— begin —

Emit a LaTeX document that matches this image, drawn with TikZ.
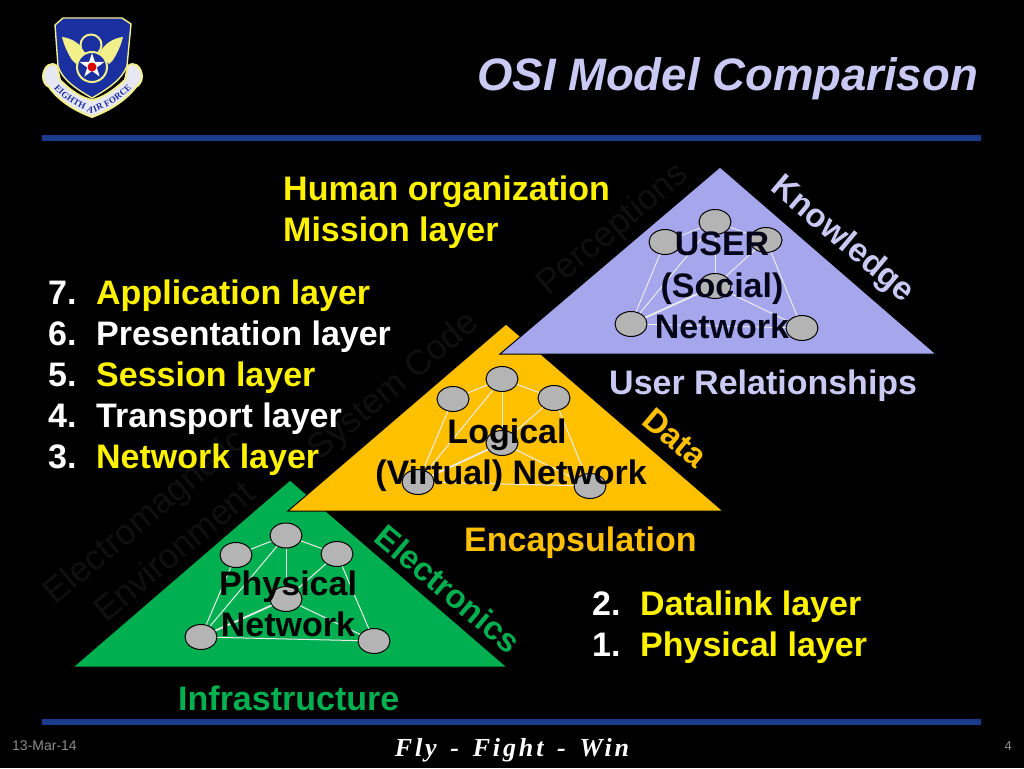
\documentclass[tikz,border=0pt]{standalone}
\usepackage{fontspec}
\setmainfont{Liberation Sans}
\newfontfamily\serifbi{Liberation Serif}
\usetikzlibrary{shapes.geometric,decorations.text}
\definecolor{barblue}{HTML}{1B3A8C}
\definecolor{shieldblue}{HTML}{1A2FA0}
\definecolor{pale}{HTML}{F2F08A}
\definecolor{scrollin}{HTML}{E8E8F4}
\definecolor{lilac}{HTML}{A6A6EC}
\definecolor{lilactext}{HTML}{C9C9F4}
\definecolor{amber}{HTML}{FFC000}
\definecolor{leaf}{HTML}{00B050}
\definecolor{nodegrey}{HTML}{B4B4B4}
\definecolor{faint}{HTML}{101010}
\definecolor{inkdark}{HTML}{05051A}
\newcommand{\fsz}[1]{\fontsize{#1}{#1}\selectfont}
\tikzset{
  tri/.style={draw=black,line width=1pt},
  bar/.style={fill=barblue},
  wordy/.style={inner sep=0,font=\bfseries\fsz{34}},
  listitem/.style={wordy,anchor=base west},
  intri/.style={wordy,text=black,anchor=base},
  slanted/.style={wordy,font=\bfseries\fsz{33},rotate=#1},
  ghost/.style={inner sep=0,text=faint,font=\fsz{35},rotate=40},
  host/.style={ellipse,draw=black,line width=1pt,fill=nodegrey,minimum width=32pt,minimum height=25pt,inner sep=0},
  link/.style={draw=white!92!black,line width=1pt},
  heavy/.style={draw=white!92!black,line width=1.8pt}
}
\newcommand{\netw}[7]{%
  \node[host] (#1t) at #2 {};
  \node[host] (#1l) at #3 {};
  \node[host] (#1r) at #4 {};
  \node[host] (#1m) at #5 {};
  \node[host] (#1a) at #6 {};
  \node[host] (#1b) at #7 {};
  \draw[link] (#1t) -- (#1l);
  \draw[link] (#1t) -- (#1r);
  \draw[link] (#1t) -- (#1m);
  \draw[link] (#1t) -- (#1a);
  \draw[link] (#1l) -- (#1a);
  \draw[link] (#1r) -- (#1b);
  \draw[link] (#1r) -- (#1m);
  \draw[heavy] (#1m) -- (#1a);
  \draw[link] (#1m) -- (#1b);
  \draw[link] (#1a) -- (#1b);
}
\begin{document}
\begin{tikzpicture}[x=1pt,y=-1pt]
\useasboundingbox (0,0) rectangle (1024,768);
\fill[black] (0,0) rectangle (1024,768);

% faint background words
\node[ghost] (gp) at (613,230) {Perceptions};
\node[ghost] (gs) at (394,387) {System Code};
\node[ghost] (ge) at (146,518) {Electromagnetic};
\node[ghost] (gn) at (174,551) {Environment};

% emblem
\draw[pale,line width=2pt,fill=scrollin] (43,76) .. controls (44,66) and (51,61) .. (57,66) -- (60,80) .. controls (72,92) and (82,98) .. (92,100) .. controls (102,98) and (112,92) .. (125,80) -- (128,66) .. controls (134,61) and (141,66) .. (142,76) .. controls (142,82) and (139,85) .. (136,87) .. controls (124,102) and (108,111) .. (92,117) .. controls (76,111) and (60,102) .. (49,87) .. controls (45,85) and (43,81) .. (43,76) -- cycle;
\draw[pale,line width=1.4pt,fill=shieldblue] (55,25) -- (63,18) -- (122,18) -- (131,24) -- (127,66) .. controls (122,80) and (106,90) .. (92,98) .. controls (78,90) and (62,80) .. (58,66) -- cycle;
\fill[pale] (62,37) .. controls (72,38) and (81,44) .. (86,54) -- (82,58) -- (76,64) -- (72,60) .. controls (67,52) and (64,45) .. (62,37) -- cycle;
\fill[pale] (123,37) .. controls (113,38) and (104,44) .. (99,54) -- (103,58) -- (109,64) -- (113,60) .. controls (118,52) and (121,45) .. (123,37) -- cycle;
\draw[pale,line width=2pt,fill=shieldblue] (91,45) circle (10.5);
\draw[pale,line width=2pt,fill=shieldblue] (92,67) circle (15);
\node[star,star points=5,star point ratio=2.6,fill=white,minimum size=26pt,inner sep=0] (emstar) at (92,66) {};
\node[circle,fill=red!85!black,minimum size=9pt,inner sep=0] (emcore) at (92,67) {};
\path[postaction={decorate,decoration={text along path,text align=center,raise=-3pt,
   text={|\serifbi\bfseries\fsz{9}\color{shieldblue}|EIGHTH AIR FORCE}}}]
   (53,82) .. controls (63,96) and (78,105) .. (92,110) .. controls (106,105) and (122,96) .. (133,82);

% triangles
\draw[tri,fill=leaf] (290,480) -- (507,667) -- (73,667) -- cycle;
\draw[tri,fill=amber] (506,324) -- (723,511) -- (288,511) -- cycle;
\draw[tri,fill=lilac] (720,167) -- (936,354) -- (500,354) -- cycle;

% networks
\netw{g}{(286,535.5)}{(236,555)}{(337,554)}{(286,599)}{(201,637)}{(374,641)}
\netw{o}{(502,379)}{(453,399)}{(554,398)}{(502,443)}{(418,482)}{(590,486)}
\netw{p}{(715,222)}{(665,242)}{(766,240)}{(715,286)}{(631,324)}{(802,328)}

% labels in triangles
\node[intri,text=inkdark] (pa) at (722,255) {USER};
\node[intri,text=inkdark] (pb) at (722,297) {(Social)};
\node[intri,text=inkdark] (pc) at (722,338) {Network};
\node[intri] (oa) at (507,443) {Logical};
\node[intri] (ob) at (511,484) {(Virtual) Network};
\node[intri] (ga) at (288,595) {Physical};
\node[intri] (gb) at (288,636) {Network};

% slanted labels
\node[slanted=-40,text=lilactext] (kn) at (842,240) {Knowledge};
\node[slanted=-40,text=amber] (da) at (675,438) {Data};
\node[slanted=-40,text=leaf] (el) at (448,589) {Electronics};

% captions
\node[listitem,text=lilactext] (ur) at (609,394) {User Relationships};
\node[listitem,text=amber] (en) at (464,551) {Encapsulation};
\node[listitem,text=leaf] (inf) at (178,710) {Infrastructure};

\node[listitem,text=yellow] (h1) at (283,200) {Human organization};
\node[listitem,text=yellow] (h2) at (283,241) {Mission layer};

\node[listitem,text=white] (n7) at (48,304) {7.};
\node[listitem,text=yellow] (t7) at (96,304) {Application layer};
\node[listitem,text=white] (n6) at (48,345) {6.};
\node[listitem,text=white] (t6) at (96,345) {Presentation layer};
\node[listitem,text=white] (n5) at (48,386) {5.};
\node[listitem,text=yellow] (t5) at (96,386) {Session layer};
\node[listitem,text=white] (n4) at (48,427) {4.};
\node[listitem,text=white] (t4) at (96,427) {Transport layer};
\node[listitem,text=white] (n3) at (48,468) {3.};
\node[listitem,text=yellow] (t3) at (96,468) {Network layer};
\node[listitem,text=white] (n2) at (592,615) {2.};
\node[listitem,text=yellow] (t2) at (640,615) {Datalink layer};
\node[listitem,text=white] (n1) at (592,656) {1.};
\node[listitem,text=yellow] (t1) at (640,656) {Physical layer};

% title and furniture
\node[inner sep=0,anchor=base east,text=lilactext,font=\bfseries\itshape\fsz{45.5}] (title) at (978,90) {OSI Model Comparison};
\fill[bar] (42,135) rectangle (981,141);
\fill[bar] (42,719) rectangle (981,725);
\node[inner sep=0,anchor=base west,text=white!55!black,font=\fsz{14}] (date) at (12,750) {13-Mar-14};
\node[inner sep=0,anchor=base east,text=white!55!black,font=\fsz{13}] (page) at (1012,750) {4};
\node[inner sep=0,anchor=base,text=white,font=\serifbi\bfseries\itshape\fsz{26}\addfontfeature{LetterSpace=11}] (motto) at (512,756) {Fly\,\ -\,\ Fight\,\ -\,\ Win};
\end{tikzpicture}
\end{document}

— end —

**The task:**
Reproduce every line above as written, skipping pictures.

**Reply to the task:**
Emit a LaTeX document that matches this image, drawn with TikZ.
\documentclass[tikz,border=0pt]{standalone}
\usepackage{fontspec}
\setmainfont{Liberation Sans}
\newfontfamily\serifbi{Liberation Serif}
\usetikzlibrary{shapes.geometric,decorations.text}
\definecolor{barblue}{HTML}{1B3A8C}
\definecolor{shieldblue}{HTML}{1A2FA0}
\definecolor{pale}{HTML}{F2F08A}
\definecolor{scrollin}{HTML}{E8E8F4}
\definecolor{lilac}{HTML}{A6A6EC}
\definecolor{lilactext}{HTML}{C9C9F4}
\definecolor{amber}{HTML}{FFC000}
\definecolor{leaf}{HTML}{00B050}
\definecolor{nodegrey}{HTML}{B4B4B4}
\definecolor{faint}{HTML}{101010}
\definecolor{inkdark}{HTML}{05051A}
\newcommand{\fsz}[1]{\fontsize{#1}{#1}\selectfont}
\tikzset{
  tri/.style={draw=black,line width=1pt},
  bar/.style={fill=barblue},
  wordy/.style={inner sep=0,font=\bfseries\fsz{34}},
  listitem/.style={wordy,anchor=base west},
  intri/.style={wordy,text=black,anchor=base},
  slanted/.style={wordy,font=\bfseries\fsz{33},rotate=#1},
  ghost/.style={inner sep=0,text=faint,font=\fsz{35},rotate=40},
  host/.style={ellipse,draw=black,line width=1pt,fill=nodegrey,minimum width=32pt,minimum height=25pt,inner sep=0},
  link/.style={draw=white!92!black,line width=1pt},
  heavy/.style={draw=white!92!black,line width=1.8pt}
}
\newcommand{\netw}[7]{%
  \node[host] (#1t) at #2 {};
  \node[host] (#1l) at #3 {};
  \node[host] (#1r) at #4 {};
  \node[host] (#1m) at #5 {};
  \node[host] (#1a) at #6 {};
  \node[host] (#1b) at #7 {};
  \draw[link] (#1t) -- (#1l);
  \draw[link] (#1t) -- (#1r);
  \draw[link] (#1t) -- (#1m);
  \draw[link] (#1t) -- (#1a);
  \draw[link] (#1l) -- (#1a);
  \draw[link] (#1r) -- (#1b);
  \draw[link] (#1r) -- (#1m);
  \draw[heavy] (#1m) -- (#1a);
  \draw[link] (#1m) -- (#1b);
  \draw[link] (#1a) -- (#1b);
}
\begin{document}
\begin{tikzpicture}[x=1pt,y=-1pt]
\useasboundingbox (0,0) rectangle (1024,768);
\fill[black] (0,0) rectangle (1024,768);

% faint background words
\node[ghost] (gp) at (613,230) {Perceptions};
\node[ghost] (gs) at (394,387) {System Code};
\node[ghost] (ge) at (146,518) {Electromagnetic};
\node[ghost] (gn) at (174,551) {Environment};

% emblem
\draw[pale,line width=2pt,fill=scrollin] (43,76) .. controls (44,66) and (51,61) .. (57,66) -- (60,80) .. controls (72,92) and (82,98) .. (92,100) .. controls (102,98) and (112,92) .. (125,80) -- (128,66) .. controls (134,61) and (141,66) .. (142,76) .. controls (142,82) and (139,85) .. (136,87) .. controls (124,102) and (108,111) .. (92,117) .. controls (76,111) and (60,102) .. (49,87) .. controls (45,85) and (43,81) .. (43,76) -- cycle;
\draw[pale,line width=1.4pt,fill=shieldblue] (55,25) -- (63,18) -- (122,18) -- (131,24) -- (127,66) .. controls (122,80) and (106,90) .. (92,98) .. controls (78,90) and (62,80) .. (58,66) -- cycle;
\fill[pale] (62,37) .. controls (72,38) and (81,44) .. (86,54) -- (82,58) -- (76,64) -- (72,60) .. controls (67,52) and (64,45) .. (62,37) -- cycle;
\fill[pale] (123,37) .. controls (113,38) and (104,44) .. (99,54) -- (103,58) -- (109,64) -- (113,60) .. controls (118,52) and (121,45) .. (123,37) -- cycle;
\draw[pale,line width=2pt,fill=shieldblue] (91,45) circle (10.5);
\draw[pale,line width=2pt,fill=shieldblue] (92,67) circle (15);
\node[star,star points=5,star point ratio=2.6,fill=white,minimum size=26pt,inner sep=0] (emstar) at (92,66) {};
\node[circle,fill=red!85!black,minimum size=9pt,inner sep=0] (emcore) at (92,67) {};
\path[postaction={decorate,decoration={text along path,text align=center,raise=-3pt,
   text={|\serifbi\bfseries\fsz{9}\color{shieldblue}|EIGHTH AIR FORCE}}}]
   (53,82) .. controls (63,96) and (78,105) .. (92,110) .. controls (106,105) and (122,96) .. (133,82);

% triangles
\draw[tri,fill=leaf] (290,480) -- (507,667) -- (73,667) -- cycle;
\draw[tri,fill=amber] (506,324) -- (723,511) -- (288,511) -- cycle;
\draw[tri,fill=lilac] (720,167) -- (936,354) -- (500,354) -- cycle;

% networks
\netw{g}{(286,535.5)}{(236,555)}{(337,554)}{(286,599)}{(201,637)}{(374,641)}
\netw{o}{(502,379)}{(453,399)}{(554,398)}{(502,443)}{(418,482)}{(590,486)}
\netw{p}{(715,222)}{(665,242)}{(766,240)}{(715,286)}{(631,324)}{(802,328)}

% labels in triangles
\node[intri,text=inkdark] (pa) at (722,255) {USER};
\node[intri,text=inkdark] (pb) at (722,297) {(Social)};
\node[intri,text=inkdark] (pc) at (722,338) {Network};
\node[intri] (oa) at (507,443) {Logical};
\node[intri] (ob) at (511,484) {(Virtual) Network};
\node[intri] (ga) at (288,595) {Physical};
\node[intri] (gb) at (288,636) {Network};

% slanted labels
\node[slanted=-40,text=lilactext] (kn) at (842,240) {Knowledge};
\node[slanted=-40,text=amber] (da) at (675,438) {Data};
\node[slanted=-40,text=leaf] (el) at (448,589) {Electronics};

% captions
\node[listitem,text=lilactext] (ur) at (609,394) {User Relationships};
\node[listitem,text=amber] (en) at (464,551) {Encapsulation};
\node[listitem,text=leaf] (inf) at (178,710) {Infrastructure};

\node[listitem,text=yellow] (h1) at (283,200) {Human organization};
\node[listitem,text=yellow] (h2) at (283,241) {Mission layer};

\node[listitem,text=white] (n7) at (48,304) {7.};
\node[listitem,text=yellow] (t7) at (96,304) {Application layer};
\node[listitem,text=white] (n6) at (48,345) {6.};
\node[listitem,text=white] (t6) at (96,345) {Presentation layer};
\node[listitem,text=white] (n5) at (48,386) {5.};
\node[listitem,text=yellow] (t5) at (96,386) {Session layer};
\node[listitem,text=white] (n4) at (48,427) {4.};
\node[listitem,text=white] (t4) at (96,427) {Transport layer};
\node[listitem,text=white] (n3) at (48,468) {3.};
\node[listitem,text=yellow] (t3) at (96,468) {Network layer};
\node[listitem,text=white] (n2) at (592,615) {2.};
\node[listitem,text=yellow] (t2) at (640,615) {Datalink layer};
\node[listitem,text=white] (n1) at (592,656) {1.};
\node[listitem,text=yellow] (t1) at (640,656) {Physical layer};

% title and furniture
\node[inner sep=0,anchor=base east,text=lilactext,font=\bfseries\itshape\fsz{45.5}] (title) at (978,90) {OSI Model Comparison};
\fill[bar] (42,135) rectangle (981,141);
\fill[bar] (42,719) rectangle (981,725);
\node[inner sep=0,anchor=base west,text=white!55!black,font=\fsz{14}] (date) at (12,750) {13-Mar-14};
\node[inner sep=0,anchor=base east,text=white!55!black,font=\fsz{13}] (page) at (1012,750) {4};
\node[inner sep=0,anchor=base,text=white,font=\serifbi\bfseries\itshape\fsz{26}\addfontfeature{LetterSpace=11}] (motto) at (512,756) {Fly\,\ -\,\ Fight\,\ -\,\ Win};
\end{tikzpicture}
\end{document}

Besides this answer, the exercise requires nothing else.